Support Working Families

It’s no secret: working families in New York are struggling to make ends meet. 

Parents and their kids are being pushed out of New York thanks to spiraling child care and housing costs. Poverty is climbing across the state, and children are bearing the brunt. Nearly one in four city residents are struggling to afford basic necessities like housing and food.

Andrew has worked to make New York more affordable for families. This year, he won:

  • The lowest middle-class tax rate in over 70 years, saving New Yorkers millions of dollars.

  • $350 million for a supplemental Empire State Child Credit to provide additional support to working families.

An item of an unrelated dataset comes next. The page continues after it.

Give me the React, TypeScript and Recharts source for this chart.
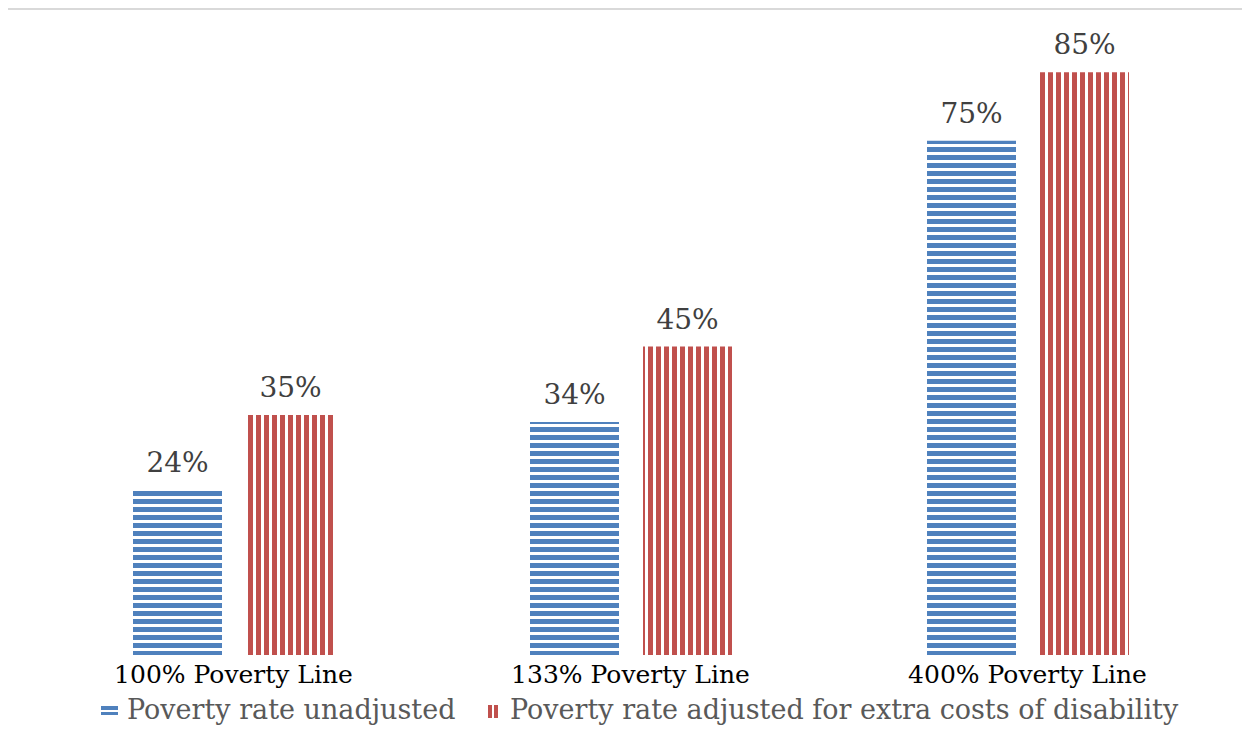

  • Over $1.8 billion for the New York State Child Care Block Grant, which provides child care subsidies for 119,000 eligible children, as well as millions in funding for Child Advocacy Centers that support victims of child abuse and neglect.

  • $300 million for Summer EBT to address food insecurity among low-income students, and $58 million for the Hunger Prevention Nutrition Assistance Program.

But Andrew knows we need to be even bolder to support New York families. That’s why he’s proposing the Working Families Tax Credit.

When the federal government temporarily expanded the federal Child Tax Credit during the pandemic, they lifted millions of families out of poverty and drove child poverty to record lows. But Washington dropped the ball and let the expansion expire, with dire results.

Andrew’s Working Families Tax Credit would fill in the gap. Here’s how it works:

  • The credit streamlines and fills gaps in current state tax credits by including 17-year-olds and families regardless of citizenship status. It also allows the lowest-income families to receive the biggest credit.

  • The credit raises the maximum credit to $1,600 per child, eliminates the cap on the number of eligible kids and pins the credit to inflation.

  • The credit is paid out quarterly, providing families with four regular payments per year instead of just one annual sum.

Andrew’s Working Families Tax Credit would be “the boldest state proposal” in nearly two decades and “reduce complexity for families,” according to the Niskanen Center. And the impacts would be far-reaching: when families’ basic needs are met, their educational outcomes and employment opportunities grow, benefiting not only them but their communities, too.